On Micromanaging

Micromanaging is not unique to educational settings, but I have worked primarily in schools, so that is where I have experienced it. It is a familiar phenomenon: leaders give excessive direction to workers. They specify details of how direct reports are to complete their work and they pay excessive attention to the processes workers follow.

In my experience, this is often explained as a lack of trust. It is reasoned leaders do not trust workers to be competent. In my experience, it is often explained as a “group punishment” for individual shortcomings. Rather than having uncomfortable coaching and mentoring sessions with individuals, leaders specify details for how all are to work.

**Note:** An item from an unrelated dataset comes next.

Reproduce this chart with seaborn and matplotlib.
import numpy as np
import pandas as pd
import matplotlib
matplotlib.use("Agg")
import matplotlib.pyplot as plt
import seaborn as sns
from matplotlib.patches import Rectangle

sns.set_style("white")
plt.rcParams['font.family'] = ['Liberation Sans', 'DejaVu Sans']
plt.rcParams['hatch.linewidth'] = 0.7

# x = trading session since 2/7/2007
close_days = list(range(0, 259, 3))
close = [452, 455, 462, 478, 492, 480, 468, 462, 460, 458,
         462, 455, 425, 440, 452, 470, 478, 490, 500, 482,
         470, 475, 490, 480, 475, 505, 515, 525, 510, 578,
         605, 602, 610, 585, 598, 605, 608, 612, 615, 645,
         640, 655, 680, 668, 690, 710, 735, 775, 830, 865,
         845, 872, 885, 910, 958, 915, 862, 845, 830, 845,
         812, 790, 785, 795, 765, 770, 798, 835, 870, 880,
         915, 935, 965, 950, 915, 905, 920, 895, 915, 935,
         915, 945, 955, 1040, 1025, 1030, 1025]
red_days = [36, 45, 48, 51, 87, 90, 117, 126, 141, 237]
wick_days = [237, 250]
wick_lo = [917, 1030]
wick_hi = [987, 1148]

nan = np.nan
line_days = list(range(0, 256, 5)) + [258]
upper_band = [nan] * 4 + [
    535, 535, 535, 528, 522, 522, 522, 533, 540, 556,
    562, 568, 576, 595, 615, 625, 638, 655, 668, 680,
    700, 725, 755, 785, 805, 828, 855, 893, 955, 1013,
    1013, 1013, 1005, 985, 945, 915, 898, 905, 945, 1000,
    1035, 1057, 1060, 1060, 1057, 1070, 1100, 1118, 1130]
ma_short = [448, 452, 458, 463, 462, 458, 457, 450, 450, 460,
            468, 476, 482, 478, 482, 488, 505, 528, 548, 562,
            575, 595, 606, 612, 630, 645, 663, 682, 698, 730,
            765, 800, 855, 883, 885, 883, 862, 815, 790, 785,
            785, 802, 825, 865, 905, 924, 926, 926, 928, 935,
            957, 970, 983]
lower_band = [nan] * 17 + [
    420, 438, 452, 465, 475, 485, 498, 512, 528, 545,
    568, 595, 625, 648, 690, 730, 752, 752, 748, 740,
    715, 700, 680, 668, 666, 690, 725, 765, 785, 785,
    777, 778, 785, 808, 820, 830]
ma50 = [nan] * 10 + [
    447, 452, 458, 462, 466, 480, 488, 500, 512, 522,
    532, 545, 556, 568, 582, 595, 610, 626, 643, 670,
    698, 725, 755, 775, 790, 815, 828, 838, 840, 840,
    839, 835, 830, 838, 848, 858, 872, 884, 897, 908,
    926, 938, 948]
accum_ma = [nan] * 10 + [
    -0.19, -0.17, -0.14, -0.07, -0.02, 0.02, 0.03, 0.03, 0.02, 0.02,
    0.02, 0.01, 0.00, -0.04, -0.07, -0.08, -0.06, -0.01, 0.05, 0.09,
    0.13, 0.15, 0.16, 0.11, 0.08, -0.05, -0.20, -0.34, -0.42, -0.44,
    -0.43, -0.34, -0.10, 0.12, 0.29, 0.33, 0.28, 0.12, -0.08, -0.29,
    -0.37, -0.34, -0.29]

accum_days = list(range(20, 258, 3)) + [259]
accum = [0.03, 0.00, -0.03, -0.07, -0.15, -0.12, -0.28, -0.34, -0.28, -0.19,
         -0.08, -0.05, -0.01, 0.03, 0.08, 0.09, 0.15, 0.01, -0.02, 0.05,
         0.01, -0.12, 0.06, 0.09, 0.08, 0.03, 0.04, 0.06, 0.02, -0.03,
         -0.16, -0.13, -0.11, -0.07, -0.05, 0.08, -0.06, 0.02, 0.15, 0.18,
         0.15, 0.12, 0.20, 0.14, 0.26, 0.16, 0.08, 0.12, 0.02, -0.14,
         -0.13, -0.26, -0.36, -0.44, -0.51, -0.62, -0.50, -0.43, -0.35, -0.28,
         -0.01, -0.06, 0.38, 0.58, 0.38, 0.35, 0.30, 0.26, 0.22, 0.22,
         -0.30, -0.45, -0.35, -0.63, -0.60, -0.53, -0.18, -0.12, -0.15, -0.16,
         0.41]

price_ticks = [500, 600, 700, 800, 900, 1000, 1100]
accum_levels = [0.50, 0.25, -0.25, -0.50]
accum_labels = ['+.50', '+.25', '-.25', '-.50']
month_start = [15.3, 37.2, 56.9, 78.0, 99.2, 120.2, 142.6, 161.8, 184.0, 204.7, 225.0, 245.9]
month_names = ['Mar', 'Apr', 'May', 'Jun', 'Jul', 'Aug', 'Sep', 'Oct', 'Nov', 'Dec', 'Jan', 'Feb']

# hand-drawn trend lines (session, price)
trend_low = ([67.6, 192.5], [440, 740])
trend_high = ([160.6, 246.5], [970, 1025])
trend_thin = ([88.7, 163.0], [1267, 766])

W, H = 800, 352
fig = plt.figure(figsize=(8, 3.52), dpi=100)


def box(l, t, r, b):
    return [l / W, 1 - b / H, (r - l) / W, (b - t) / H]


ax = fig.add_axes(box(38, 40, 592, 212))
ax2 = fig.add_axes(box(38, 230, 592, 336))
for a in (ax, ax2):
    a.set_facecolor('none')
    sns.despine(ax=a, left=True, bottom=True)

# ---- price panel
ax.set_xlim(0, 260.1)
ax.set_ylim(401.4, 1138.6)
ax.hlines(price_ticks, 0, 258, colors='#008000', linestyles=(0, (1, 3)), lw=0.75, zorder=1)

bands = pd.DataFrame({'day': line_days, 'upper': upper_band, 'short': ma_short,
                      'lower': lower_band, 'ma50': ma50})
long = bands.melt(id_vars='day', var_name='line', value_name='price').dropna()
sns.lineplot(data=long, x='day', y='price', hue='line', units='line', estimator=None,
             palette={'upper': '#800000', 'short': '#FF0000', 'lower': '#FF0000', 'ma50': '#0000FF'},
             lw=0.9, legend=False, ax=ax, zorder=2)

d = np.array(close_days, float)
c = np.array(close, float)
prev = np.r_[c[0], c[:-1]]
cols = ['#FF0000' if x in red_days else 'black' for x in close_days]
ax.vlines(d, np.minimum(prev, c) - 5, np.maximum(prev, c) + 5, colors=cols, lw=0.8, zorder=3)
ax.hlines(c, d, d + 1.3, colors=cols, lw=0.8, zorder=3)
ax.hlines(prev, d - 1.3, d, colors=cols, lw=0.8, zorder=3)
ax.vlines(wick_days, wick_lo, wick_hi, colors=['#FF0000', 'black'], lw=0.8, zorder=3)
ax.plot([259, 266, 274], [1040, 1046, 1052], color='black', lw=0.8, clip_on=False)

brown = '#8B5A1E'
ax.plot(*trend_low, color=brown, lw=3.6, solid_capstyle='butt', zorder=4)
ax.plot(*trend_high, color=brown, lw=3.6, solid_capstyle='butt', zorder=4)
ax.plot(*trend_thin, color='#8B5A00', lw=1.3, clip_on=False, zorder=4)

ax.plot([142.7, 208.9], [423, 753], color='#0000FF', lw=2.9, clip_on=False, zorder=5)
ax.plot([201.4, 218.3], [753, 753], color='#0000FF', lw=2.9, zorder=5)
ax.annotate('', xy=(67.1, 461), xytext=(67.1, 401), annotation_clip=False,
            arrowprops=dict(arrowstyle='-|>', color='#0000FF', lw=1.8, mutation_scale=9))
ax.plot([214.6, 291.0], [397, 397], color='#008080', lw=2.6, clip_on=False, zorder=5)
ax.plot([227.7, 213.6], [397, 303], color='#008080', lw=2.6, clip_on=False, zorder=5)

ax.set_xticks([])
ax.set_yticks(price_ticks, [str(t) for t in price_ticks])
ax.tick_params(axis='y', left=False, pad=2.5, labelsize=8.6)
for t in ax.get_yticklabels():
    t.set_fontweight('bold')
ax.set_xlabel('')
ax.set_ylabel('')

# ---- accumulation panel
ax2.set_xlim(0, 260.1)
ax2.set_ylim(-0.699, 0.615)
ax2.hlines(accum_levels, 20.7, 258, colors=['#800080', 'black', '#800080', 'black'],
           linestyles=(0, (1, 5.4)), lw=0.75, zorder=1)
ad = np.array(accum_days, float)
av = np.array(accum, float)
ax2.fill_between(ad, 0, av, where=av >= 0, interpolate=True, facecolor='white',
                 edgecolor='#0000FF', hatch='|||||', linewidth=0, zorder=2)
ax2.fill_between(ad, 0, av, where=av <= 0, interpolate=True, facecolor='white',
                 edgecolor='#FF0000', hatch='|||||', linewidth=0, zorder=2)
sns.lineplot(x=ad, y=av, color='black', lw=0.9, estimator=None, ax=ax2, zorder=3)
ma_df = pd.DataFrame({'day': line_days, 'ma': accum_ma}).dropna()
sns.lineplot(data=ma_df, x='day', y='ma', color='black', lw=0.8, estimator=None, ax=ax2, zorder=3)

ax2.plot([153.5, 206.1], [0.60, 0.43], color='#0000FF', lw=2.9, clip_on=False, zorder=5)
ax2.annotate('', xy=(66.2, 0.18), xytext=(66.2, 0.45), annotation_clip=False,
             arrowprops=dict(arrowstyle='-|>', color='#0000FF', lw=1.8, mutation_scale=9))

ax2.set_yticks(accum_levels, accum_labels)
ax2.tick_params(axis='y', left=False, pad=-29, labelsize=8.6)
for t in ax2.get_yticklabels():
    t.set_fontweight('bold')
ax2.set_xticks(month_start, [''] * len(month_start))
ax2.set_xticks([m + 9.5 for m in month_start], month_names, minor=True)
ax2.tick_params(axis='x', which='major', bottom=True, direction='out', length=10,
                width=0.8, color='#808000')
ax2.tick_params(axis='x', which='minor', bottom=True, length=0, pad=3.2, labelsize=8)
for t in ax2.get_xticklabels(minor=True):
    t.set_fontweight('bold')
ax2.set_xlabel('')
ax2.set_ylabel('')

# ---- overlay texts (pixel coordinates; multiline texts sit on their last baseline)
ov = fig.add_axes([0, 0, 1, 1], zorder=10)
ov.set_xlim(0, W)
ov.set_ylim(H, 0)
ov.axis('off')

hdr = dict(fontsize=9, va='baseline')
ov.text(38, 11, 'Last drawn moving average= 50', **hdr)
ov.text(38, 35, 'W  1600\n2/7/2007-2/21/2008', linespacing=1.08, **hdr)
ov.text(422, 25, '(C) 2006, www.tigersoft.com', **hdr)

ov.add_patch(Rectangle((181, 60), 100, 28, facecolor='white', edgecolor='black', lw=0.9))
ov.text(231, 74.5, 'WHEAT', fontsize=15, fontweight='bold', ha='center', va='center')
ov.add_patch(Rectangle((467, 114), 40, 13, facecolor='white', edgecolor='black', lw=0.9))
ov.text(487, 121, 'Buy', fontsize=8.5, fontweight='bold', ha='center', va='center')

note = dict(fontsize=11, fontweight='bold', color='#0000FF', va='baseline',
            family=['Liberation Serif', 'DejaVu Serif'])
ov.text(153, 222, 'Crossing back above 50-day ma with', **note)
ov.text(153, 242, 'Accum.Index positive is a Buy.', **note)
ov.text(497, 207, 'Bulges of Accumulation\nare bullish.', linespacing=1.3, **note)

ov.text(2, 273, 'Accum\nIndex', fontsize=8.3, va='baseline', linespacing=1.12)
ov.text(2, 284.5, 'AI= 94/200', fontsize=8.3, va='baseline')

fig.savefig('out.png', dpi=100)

While those explanations do explain many instances of micromanaging, I have become convinced that micromanaging is largely the result of incompetence. The Peter Principle” is a well-known effect; leaders rise to their level of incompetence. I maintain micromanaging is an characteristic of leaders who have “Petered out.”

Consider this example (based on a real situation I experienced at one point in my career): A principal was leading a school with many problems. There were cultural and organizational issues that needed to be addressed. It was clear that the principal the was struggling to address those problems.

In the middle of the school year, the principal became hyper-focused on posters in classrooms. He spent days walking into classrooms and noting the posters. He provided written details to the teachers of the changes he expected to see and he dropped in unannounced to check that the changes he specified had been made.

Of course, that principal’s actions can be explained in several ways. He may have been…

  • … looking for a success. (We all add “low hanging fruit” to our project lists.)
  • … passing along a directive coming from above. (Perhaps a curriculum coordinator had been to a conference presentation in which the benefits of classroom posters were described).
  • … deeply committed to classroom posters and finally gotten to his “passion.”

I am increasingly convinced micromanagers are focusing on something they feel comfortable doing. They take on those management tasks to appear too busy to address other larger issues or they know they can succeed in micromanaging, but they are unsure that can solve larger issues.

Micromanagers annoy workers. They want to be trusted. They want to use their own expertise. They also want leaders to solve the problems they are paid (significantly more than others) to solve.